Title: Re: Rock Shdow Issue
Post by: WAS on February 14, 2020, 07:37:22 PM
Quote from: Matt on February 14, 2020, 05:26:36 PMThe Rock object is not good at creating smooth surfaces, but it wasn't really designed to. The Rock object generates angular shapes, and it does this using boolean intersection of a relatively small number of planes (e.g. 20). From this base shape you can subdivide it (on the Mesh tab) to create a detailed triangle mesh which can be deformed with displacement shaders. The algorithm has O(N^2) complexity so it may be slow if you try to use it with thousands of faces, especially if you also generate a large number of "unique variations".

If your goal is to converge on a smooth shape, it's better to use an imported sphere, or the Poly Sphere object which will be released in an update this year. Imported spheres can be deformed using mesh deformation just like the Rock object can (in the Professional edition). However, one of the advantages of the Rock object over an imported model is that it can generate "unique variations" which are useful in a population. I may be able to add that capability to the Poly Sphere.

Oh alright, that makes sense. So this populator was more designed to create jagged, angular type rocks, like freshly broken ones (hence fracture feature)? That gives me some pretty good ideas where it would shine, that I hadn't thought of.

Poly Sphere sounds interesting. Would love to know more.

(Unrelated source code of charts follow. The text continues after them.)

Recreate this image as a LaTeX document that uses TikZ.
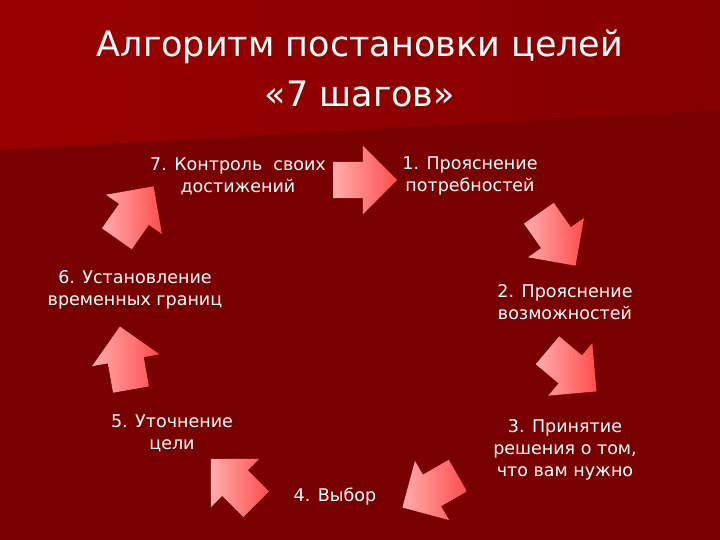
\documentclass[tikz,border=0pt]{standalone}
\usepackage{fontspec}
\setmainfont{DejaVu Sans}
\usetikzlibrary{shapes.arrows}
\begin{document}
\begin{tikzpicture}[x=1pt,y=1pt,
  blk/.style={single arrow, draw=none, inner xsep=0pt, inner ysep=18pt, minimum height=64pt,
    single arrow head extend=16pt, single arrow head indent=0pt,
    left color=red!20!pink!80!white, right color=red!70!white},
  lbl/.style={text=white, font=\fontsize{17.5}{22}\selectfont, align=center}]
\useasboundingbox (0,0) rectangle (720,-540);
\fill[red!47!black] (0,0) rectangle (720,-540);
\shade[left color=red!60!black, right color=red!52!black] (0,0) -- (720,0) -- (720,-110) -- (0,-150) -- cycle;
\node[text=white, font=\fontsize{35}{50}\selectfont, align=center] (title) at (360,-68) {Алгоритм постановки целей\\«7 шагов»};
\node[blk] (a1) at (356,-180) {};
\node[blk, rotate=-55] (a2) at (552,-232) {};
\node[blk, rotate=-40] (a3) at (565,-365) {};
\node[blk, rotate=-150] (a4) at (438,-487) {};
\node[blk, rotate=135] (a5) at (240,-488) {};
\node[blk, rotate=100] (a6) at (127,-367) {};
\node[blk, rotate=55] (a7) at (130,-220) {};
\node[lbl] (s7) at (238,-176) {7. Контроль\ \ своих\\достижений};
\node[lbl] (s1) at (470,-176) {1. Прояснение\\потребностей};
\node[lbl] (s6) at (135,-290) {6. Установление\\временных границ};
\node[lbl] (s2) at (565,-302) {2. Прояснение\\возможностей};
\node[lbl] (s5) at (172,-433) {5. Уточнение\\цели};
\node[lbl] (s3) at (565,-450) {3. Принятие\\решения о том,\\что вам нужно};
\node[lbl] (s4) at (335,-497) {4. Выбор};
\end{tikzpicture}
\end{document}
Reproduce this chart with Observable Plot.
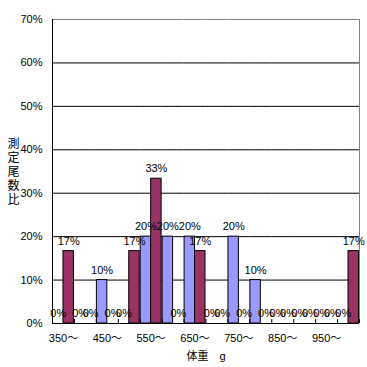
<!DOCTYPE html>
<html>
<head>
<meta charset="utf-8">
<script src="https://cdn.jsdelivr.net/npm/d3@7"></script>
<script src="https://cdn.jsdelivr.net/npm/@observablehq/plot@0.6"></script>
<style>
  html, body { margin: 0; padding: 0; background: #fff; }
</style>
</head>
<body>
<div id="chart"></div>
<script>
const categories = ["350〜","400〜","450〜","500〜","550〜","600〜","650〜","700〜","750〜","800〜","850〜","900〜","950〜","1000〜"];
const seriesNames = ["系列1", "系列2"];
const series1 = [0, 0, 0.10, 0, 0.20, 0.20, 0.20, 0, 0.20, 0.10, 0, 0, 0, 0];
const series2 = [0.1667, 0, 0, 0.1667, 0.3333, 0, 0.1667, 0, 0, 0, 0, 0, 0, 0.1667];
const xTickLabels = ["350〜","450〜","550〜","650〜","750〜","850〜","950〜"];
const yTicks = [0, 0.1, 0.2, 0.3, 0.4, 0.5, 0.6, 0.7];
const xTitle = "体重　g";
const yTitle = "測定尾数比";

const table = categories.flatMap((c, i) => [
  {category: c, series: seriesNames[0], value: series1[i]},
  {category: c, series: seriesNames[1], value: series2[i]}
]);

const W = 367, H = 367, ML = 52, MR = 8, MT = 19, MB = 44;
const halfStep = (W - ML - MR) / categories.length / 2;
const frameH = H - MT - MB;
const pct = d3.format(".0%");
const font = "'Liberation Sans Narrow', 'Arial Narrow', 'Liberation Sans', 'Noto Sans CJK JP', sans-serif";

const chart = Plot.plot({
  width: W, height: H,
  marginLeft: ML, marginRight: MR, marginTop: MT, marginBottom: MB,
  style: {fontFamily: font, fontSize: "11px", background: "#fff", color: "#000"},
  fx: {domain: categories, paddingInner: 0, paddingOuter: 0, round: false},
  x: {domain: seriesNames, paddingInner: 0, paddingOuter: 0.05, round: false, axis: null},
  y: {domain: [0, 0.7]},
  color: {domain: seriesNames, range: ["#9999FF", "#993366"]},
  marks: [
    Plot.ruleY(yTicks.filter(d => d > 0 && d < 0.7), {stroke: "#000", strokeWidth: 1}),
    Plot.ruleY([0.7], {stroke: "#808080"}),
    // right border of the plot area
    Plot.axisFx({anchor: "bottom", ticks: [categories[categories.length - 1]], tickFormat: () => "", tickSize: -frameH, dx: halfStep, label: null, stroke: "#808080"}),
    Plot.barY(table, {fx: "category", x: "series", y: "value", fill: "series", stroke: "#000", strokeWidth: 1}),
    Plot.text(table, {fx: "category", x: "series", y: "value", text: d => pct(d.value), dy: -10, fontSize: 11}),
    Plot.ruleY([0], {stroke: "#000"}),
    // left axis line
    Plot.axisFx({anchor: "bottom", ticks: [categories[0]], tickFormat: () => "", tickSize: -frameH, dx: -halfStep, label: null, stroke: "#000"}),
    Plot.axisY({anchor: "left", ticks: yTicks, tickFormat: ".0%", tickSize: 0, tickPadding: 10, label: null, fontSize: 11}),
    // category boundary ticks (inside)
    Plot.axisFx({anchor: "bottom", ticks: categories, tickFormat: () => "", tickSize: -4, dx: halfStep, label: null, stroke: "#000"}),
    Plot.axisFx({anchor: "bottom", ticks: xTickLabels, tickSize: 0, tickPadding: 11, fontSize: 11, label: xTitle, labelAnchor: "center", labelOffset: 36}),
    Plot.text([yTitle], {fx: () => categories[0], text: d => [...d].join("\n"), frameAnchor: "left", textAnchor: "middle", dx: -39, fontSize: 12, lineHeight: 1.15, fontFamily: "'Noto Sans CJK JP', sans-serif"})
  ]
});
document.getElementById("chart").appendChild(chart);
</script>
</body>
</html>
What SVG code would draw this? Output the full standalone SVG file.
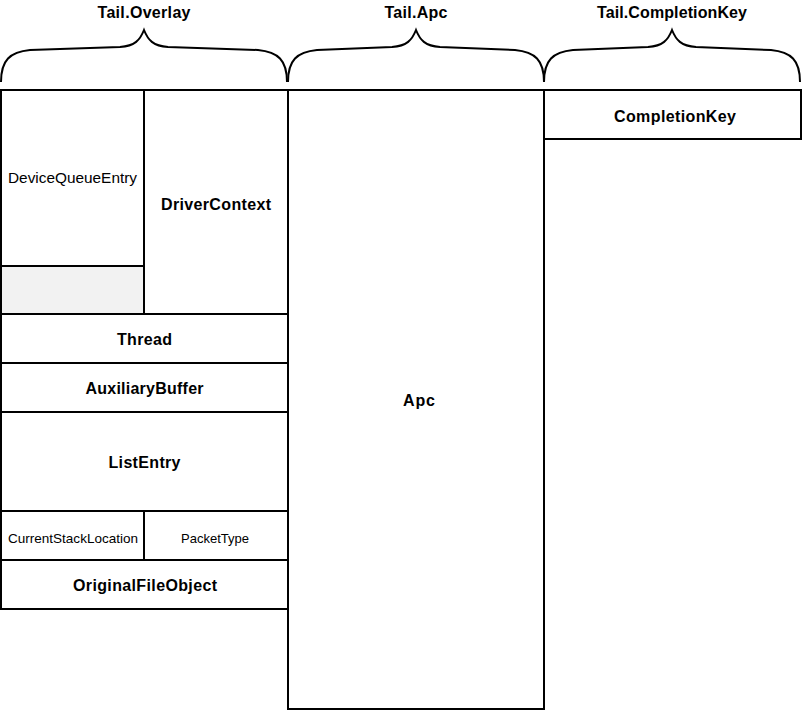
<svg xmlns="http://www.w3.org/2000/svg" width="803" height="711" viewBox="0 0 803 711">
<style>
.box{fill:#ffffff;stroke:#000000;stroke-width:2}
.gray{fill:#f2f2f2;stroke:#000000;stroke-width:2}
.brace{fill:none;stroke:#000000;stroke-width:2}
text{font-family:"Liberation Sans",Arial,sans-serif;fill:#000000;text-anchor:middle}
.b{font-weight:bold;font-size:16px}
.t{font-weight:bold;font-size:16px}
.m{font-size:14.5px}
.s{font-size:13px}
</style>
<rect width="803" height="711" fill="#ffffff"/>
<g id="braces">
<g id="brace-overlay">
<path class="brace" d="M1,82 C1,60 10,52 30,50 L120,47 C135,46 140,40 144,30 C148,40 153,46 168,47 L258,50 C278,52 287,60 287,82"/>
<text class="t" x="144" y="18" textLength="93" lengthAdjust="spacing">Tail.Overlay</text>
</g>
<g id="brace-apc">
<path class="brace" d="M288,82 C288,60 297,52 317,50 L392,47 C407,46 412,40 416,30 C420,40 425,46 440,47 L515,50 C535,52 544,60 544,82"/>
<text class="t" x="416" y="18" textLength="63" lengthAdjust="spacing">Tail.Apc</text>
</g>
<g id="brace-completionkey">
<path class="brace" d="M544,82 C544,60 553,52 573,50 L648,47 C663,46 668,40 672,30 C676,40 681,46 696,47 L771,50 C791,52 800,60 800,82"/>
<text class="t" x="672" y="18" textLength="150" lengthAdjust="spacing">Tail.CompletionKey</text>
</g>
</g>
<g id="DeviceQueueEntry">
<rect class="box" x="1" y="90" width="143" height="176"/>
<text class="m" x="72.5" y="183" textLength="129" lengthAdjust="spacingAndGlyphs">DeviceQueueEntry</text>
</g>
<g id="Padding">
<rect class="gray" x="1" y="266" width="143" height="48"/>
</g>
<g id="DriverContext">
<rect class="box" x="144" y="90" width="144" height="224"/>
<text class="b" x="216" y="210" textLength="110" lengthAdjust="spacing">DriverContext</text>
</g>
<g id="Thread">
<rect class="box" x="1" y="314" width="287" height="49"/>
<text class="b" x="144.5" y="345" textLength="55" lengthAdjust="spacing">Thread</text>
</g>
<g id="AuxiliaryBuffer">
<rect class="box" x="1" y="363" width="287" height="49"/>
<text class="b" x="144.5" y="394" textLength="118" lengthAdjust="spacing">AuxiliaryBuffer</text>
</g>
<g id="ListEntry">
<rect class="box" x="1" y="412" width="287" height="99"/>
<text class="b" x="144.5" y="468" textLength="72" lengthAdjust="spacing">ListEntry</text>
</g>
<g id="CurrentStackLocation">
<rect class="box" x="1" y="511" width="143" height="49"/>
<text class="s" x="73" y="543" textLength="130" lengthAdjust="spacingAndGlyphs">CurrentStackLocation</text>
</g>
<g id="PacketType">
<rect class="box" x="144" y="511" width="144" height="49"/>
<text class="s" x="215" y="543" textLength="68" lengthAdjust="spacingAndGlyphs">PacketType</text>
</g>
<g id="OriginalFileObject">
<rect class="box" x="1" y="560" width="287" height="49"/>
<text class="b" x="145" y="591" textLength="144" lengthAdjust="spacing">OriginalFileObject</text>
</g>
<g id="Apc">
<rect class="box" x="288" y="90" width="256" height="619"/>
<text class="b" x="419" y="406" textLength="32" lengthAdjust="spacing">Apc</text>
</g>
<g id="CompletionKey">
<rect class="box" x="544" y="90" width="257" height="49"/>
<text class="b" x="675" y="122" textLength="122" lengthAdjust="spacing">CompletionKey</text>
</g>
<g id="connectors"></g>
</svg>
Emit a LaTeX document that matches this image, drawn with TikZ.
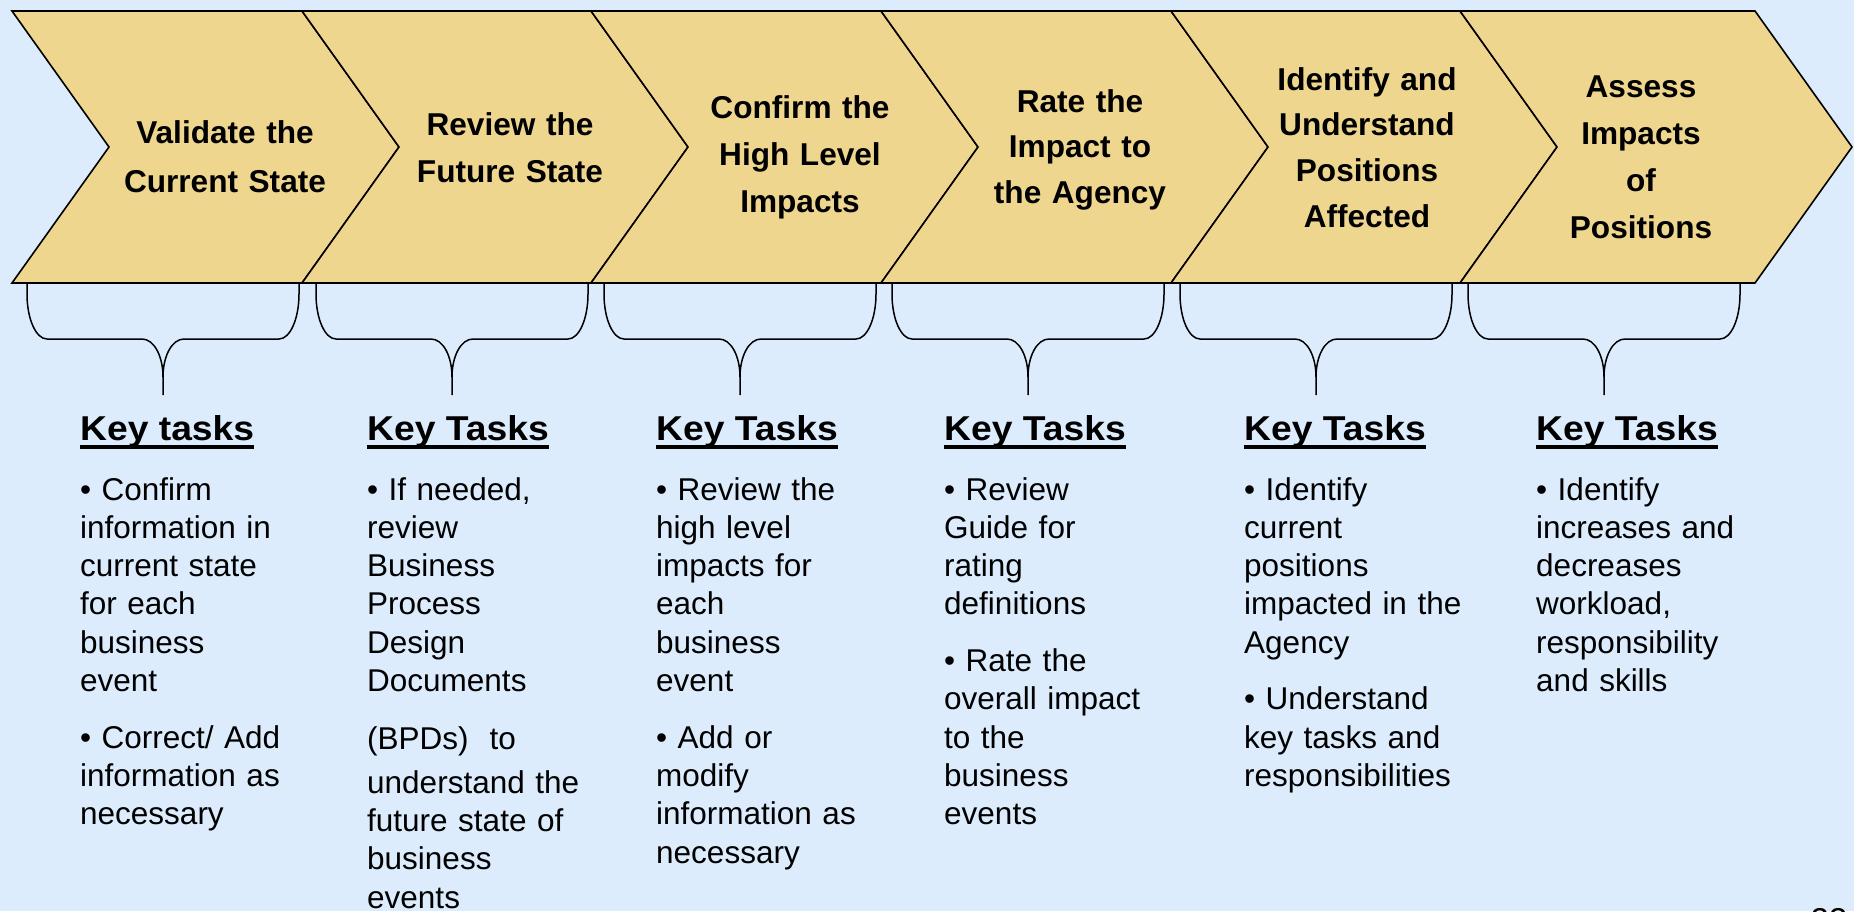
\documentclass[tikz,border=0pt]{standalone}
\usepackage{fontspec}
\setmainfont{Liberation Sans}
\newfontfamily\headfont[FakeStretch=1.08]{Liberation Sans}

\definecolor{pagebg}{RGB}{220,236,252}
\definecolor{stepfill}{RGB}{239,214,143}

\tikzset{
  chev/.style={draw=black, fill=stepfill, line width=1.6pt, line join=miter},
  brace/.style={draw=black, line width=1.5pt},
  title/.style={inner sep=0pt, text width=270pt, align=center, anchor=base,
    font=\bfseries\fontsize{31.6}{47}\selectfont},
  head/.style={inner sep=0pt, anchor=base west,
    font=\headfont\bfseries\fontsize{34.5}{40}\selectfont},
  body/.style={inner sep=0pt, text width=270pt, align=left, anchor=base west,
    font=\fontsize{31.5}{38.3}\selectfont},
  uline/.style={draw=black, line width=3.3pt},
}

\begin{document}
\begin{tikzpicture}[x=1pt, y=-1pt]
  \useasboundingbox (0,0) rectangle (1854,911);
  \fill[pagebg] (0,0) rectangle (1854,911);

  % process chevrons
  \foreach \a/\b [count=\i] in {12/302,302/591,591/881,881/1171,1171/1460,1460/1755}
    \draw[chev] (\a,11) -- (\b,11) -- (\b+97,147) -- (\b,283) -- (\a,283) -- (\a+97,147) -- cycle;

  % step titles
  \node[title, font=\bfseries\fontsize{31.6}{49}\selectfont] (t1) at (225,143) {Validate the\\Current State};
  \node[title] (t2) at (510,135) {Review the\\Future State};
  \node[title] (t3) at (800,118) {Confirm the\\High Level\\Impacts};
  \node[title, font=\bfseries\fontsize{31.6}{45.5}\selectfont] (t4) at (1080,112) {Rate the\\Impact to\\the Agency};
  \node[title, font=\bfseries\fontsize{31.6}{45.7}\selectfont] (t5) at (1367,90) {Identify and\\Understand\\Positions\\Affected};
  \node[title] (t6) at (1641,97) {Assess\\Impacts\\of\\Positions};

  % braces under each step
  \foreach \c [count=\i] in {163,452,740,1028,1316,1604} {
    \coordinate (tip\i) at (\c,395);
    \coordinate (jn\i) at (\c,377);
    \draw[brace] (\c-136,283) -- (\c-136,294)
      .. controls (\c-136,319) and (\c-127,339) .. (\c-116,339)
      -- (\c-21,339) .. controls (\c-9,339) and (\c,356) .. (jn\i) -- (tip\i);
    \draw[brace] (jn\i) .. controls (\c,356) and (\c+9,339) .. (\c+21,339)
      -- (\c+116,339) .. controls (\c+127,339) and (\c+136,319) .. (\c+136,294)
      -- (\c+136,283);
  }

  % key task headings
  \node[head] (k1) at (80,440.5) {Key tasks};
  \node[head] (k2) at (367,440.5) {Key Tasks};
  \node[head] (k3) at (656,440.5) {Key Tasks};
  \node[head] (k4) at (944,440.5) {Key Tasks};
  \node[head] (k5) at (1244,440.5) {Key Tasks};
  \node[head] (k6) at (1536,440.5) {Key Tasks};
  \foreach \k in {k1,k2,k3,k4,k5,k6}
    \draw[uline] ([yshift=-6.5pt]\k.base west) -- ([yshift=-6.5pt]\k.base east);

  % task lists
  \node[body] (b1) at (80,500) {• Confirm\\information in\\current state\\for each\\business\\event\\[18.4pt]%
    • Correct/ Add\\information as\\necessary};
  \node[body] (b2) at (367,500) {• If needed,\\review\\Business\\Process\\Design\\Documents\\[20pt]%
    (BPDs)\ \ to\\[5pt]understand the\\future state of\\business\\events};
  \node[body] (b3) at (656,500) {• Review the\\high level\\impacts for\\each\\business\\event\\[18.4pt]%
    • Add or\\modify\\information as\\necessary};
  \node[body] (b4) at (944,500) {• Review\\Guide for\\rating\\definitions\\[18.4pt]%
    • Rate the\\overall impact\\to the\\business\\events};
  \node[body] (b5) at (1244,500) {• Identify\\current\\positions\\impacted in the\\Agency\\[18.4pt]%
    • Understand\\key tasks and\\responsibilities};
  \node[body] (b6) at (1536,500) {• Identify\\increases and\\decreases\\workload,\\responsibility\\and skills};

  % slide number, mostly below the page edge
  \node[inner sep=0pt, anchor=base, font=\fontsize{33}{40}\selectfont] (pg) at (1829,931) {23};
\end{tikzpicture}
\end{document}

Does the mesh displacer for displaceable objects (like a imported sphere) make it's calculations in final space? I immediately thought of using a PF to variate the stones across the geometry space, but with your note I wonder if that's even possible. That would make a cool feature. Like a checkbox to sample the mesh displacer at its location or final.
Title: Re: Rock Shdow Issue
Post by: Matt on February 14, 2020, 09:22:07 PM
Mesh displacement happens in object space. World space per instance would be great but that isn't possible yet.